The new bike has a single ring on the front, a bit like a fixed wheel bike, and a range of gears in the hub that will simulate most of the lower and middle gears on my current bike, with some of the bigger ones thrown in for fun. But the emphasis is very much on the lower end of the spectrum as I’m getting older (and speed is less important). The hub is in, and I’ve actually had my grubby mitts on it. It’s beautiful in a metallic red casing. The theme is going to be gold, silver and red. The frame itself and the front chain ring are both gold. Both hubs and the handlebar tape are going to be in red, with everything else in silver. I haven’t decided yet on the tyres: they’ll either be red or yellow: and solid tyres so I can ignore those pesky farmers. It will be a (custom) bike like no other. Oh, and part of the silver spec includes disc brakes in place of the traditional V brakes that you normally get on a road bike. I can get through a set of rear brake blocks in a fortnight so this is another ruse pinched from the mountain bike scene to try and cut down on the wear and tear of components.
On the work front, it’s been another SNOMED-CT study week. After sitting through 54 presentations, five web conferences, three homeworks and five exams, there are now just two presentations, two exams and a final webinar with my tutor in Denmark to go: and that’s scheduled for Halloween (!!!) with the exams to follow on soon after. SNOMED has been a long road, one that at times has been as hard, emotionally and mentally, as the bike ride. But one feeds off the other and as just long as you can keep turning those cogs in your brain, you’ll keep moving forward.

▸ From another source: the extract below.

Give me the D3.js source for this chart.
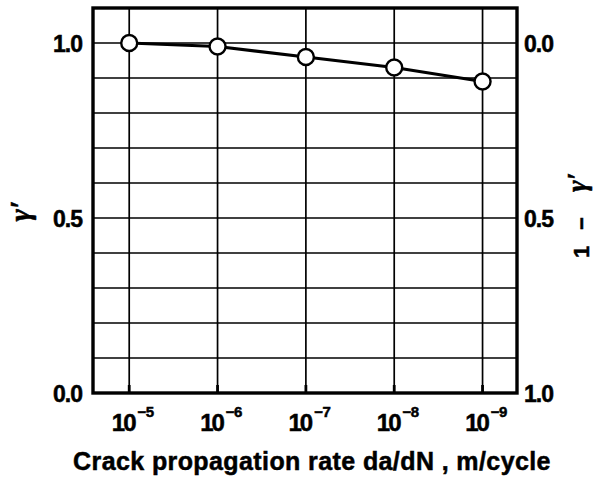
<!DOCTYPE html>
<html lang="en">
<head>
<meta charset="UTF-8">
<title>gamma vs crack rate</title>
<script src="https://d3js.org/d3.v7.min.js"></script>
<style>
  body { margin: 0; background: #fff; }
  text { font-family: "Liberation Sans", Arial, sans-serif; font-weight: bold; fill: #000; stroke: #000; stroke-width: 0.5px; }
</style>
</head>
<body>
<div id="chart"></div>
<script>
// data
var rates = [1e-5, 1e-6, 1e-7, 1e-8, 1e-9];
var exponents = [-5, -6, -7, -8, -9];
var gamma = [1.00, 0.99, 0.96, 0.93, 0.89];
var leftTicks = [0.0, 0.5, 1.0];
var rightTicks = [0.0, 0.5, 1.0];   // 1 - gamma
var gridY = [0.1, 0.2, 0.3, 0.4, 0.5, 0.6, 0.7, 0.8, 0.9, 1.0];

var width = 593, height = 478;
var margin = { top: 8, right: 76, bottom: 85, left: 93 };
var w = width - margin.left - margin.right;
var h = height - margin.top - margin.bottom;

var svg = d3.select("#chart").append("svg")
    .attr("width", width)
    .attr("height", height);

var g = svg.append("g")
    .attr("transform", "translate(" + margin.left + "," + margin.top + ")");

var x = d3.scaleLog().domain([Math.pow(10, -4.59), Math.pow(10, -9.39)]).range([0, w]);
var y = d3.scaleLinear().domain([0, 1.1]).range([h, 0]);
var y2 = d3.scaleLinear().domain([1, 0]).range([y(0), y(1)]);

// grid
g.append("g").selectAll("line").data(gridY).enter().append("line")
    .attr("x1", 0).attr("x2", w)
    .attr("y1", function(d) { return y(d); })
    .attr("y2", function(d) { return y(d); })
    .attr("stroke", "#000").attr("stroke-width", 1.7);

g.append("g").selectAll("line").data(rates).enter().append("line")
    .attr("x1", function(d) { return x(d); })
    .attr("x2", function(d) { return x(d); })
    .attr("y1", 0).attr("y2", h)
    .attr("stroke", "#000").attr("stroke-width", 1.7);

// small thicker ticks at the bottom
g.append("g").selectAll("line").data(rates).enter().append("line")
    .attr("x1", function(d) { return x(d); })
    .attr("x2", function(d) { return x(d); })
    .attr("y1", h - 8).attr("y2", h)
    .attr("stroke", "#000").attr("stroke-width", 2.8);

// frame
g.append("rect")
    .attr("width", w).attr("height", h)
    .attr("fill", "none").attr("stroke", "#000").attr("stroke-width", 3.4);

// bottom axis labels 10^n
var xAxis = g.append("g")
    .attr("transform", "translate(0," + h + ")")
    .call(d3.axisBottom(x).tickValues(rates).tickSize(0).tickPadding(0).tickFormat(""));
xAxis.select(".domain").remove();
xAxis.selectAll(".tick text").remove();
xAxis.selectAll(".tick").each(function(d, i) {
    var t = d3.select(this).append("text")
        .attr("y", 38)
        .attr("x", 3)
        .attr("text-anchor", "middle")
        .style("font-size", "24px")
        .style("letter-spacing", "-2px");
    t.append("tspan").text("10");
    t.append("tspan").attr("dx", 3).attr("dy", -14).style("font-size", "15px").style("letter-spacing", "-0.5px")
        .text("−" + Math.abs(exponents[i]));
});

// left axis
var yAxis = g.append("g")
    .call(d3.axisLeft(y).tickValues(leftTicks).tickSize(0).tickPadding(11).tickFormat(d3.format(".1f")));
yAxis.select(".domain").remove();
yAxis.selectAll("text").style("font-size", "23px").style("letter-spacing", "-1px").attr("dy", "0.36em");

// right axis (1 - gamma)
var yAxis2 = g.append("g")
    .attr("transform", "translate(" + w + ",0)")
    .call(d3.axisRight(y2).tickValues(rightTicks).tickSize(0).tickPadding(7).tickFormat(d3.format(".1f")));
yAxis2.select(".domain").remove();
yAxis2.selectAll("text").style("font-size", "23px").style("letter-spacing", "-1px").attr("dy", "0.36em");

// data line and points
var pts = rates.map(function(r, i) { return [r, gamma[i]]; });
g.append("path")
    .datum(pts)
    .attr("fill", "none").attr("stroke", "#000").attr("stroke-width", 3.2)
    .attr("d", d3.line().x(function(d) { return x(d[0]); }).y(function(d) { return y(d[1]); }));

g.selectAll("circle").data(pts).enter().append("circle")
    .attr("cx", function(d) { return x(d[0]); })
    .attr("cy", function(d) { return y(d[1]); })
    .attr("r", 8)
    .attr("fill", "#fff").attr("stroke", "#000").attr("stroke-width", 2.4);

// axis titles
svg.append("text")
    .attr("x", 312).attr("y", 470)
    .attr("text-anchor", "middle")
    .style("font-size", "25px")
    .style("letter-spacing", "0.4px")
    .text("Crack propagation rate da/dN , m/cycle");

svg.append("text")
    .attr("transform", "translate(30,211) rotate(-90)")
    .attr("text-anchor", "middle")
    .style("font-family", "'Liberation Serif', serif")
    .style("font-style", "italic")
    .style("font-size", "30px")
    .text("γ′");

var rt = svg.append("text")
    .attr("transform", "translate(589,258) rotate(-90)")
    .style("font-size", "22px");
rt.append("tspan").attr("x", 0).text("1");
rt.append("tspan").attr("x", 28).text("−");
rt.append("tspan").attr("x", 66).attr("dy", -3)
    .style("font-family", "'Liberation Serif', serif")
    .style("font-style", "italic")
    .style("font-size", "28px")
    .text("γ′");
</script>
</body>
</html>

But I’ll leave you this week with the banterous, encouraging words of Gail. It was while whe were discussing the depth of the lake under the railway bridge in Kilmaurs, that she said that Eileidh would’ve been in there like a shot. “But she’d have needed a life jacket” said I. “That wouldn’t have stopped her” said Gail. “She’d have gone in, then called on you to come and get her out”…
It was at that point that Gail crowned me King Puddles.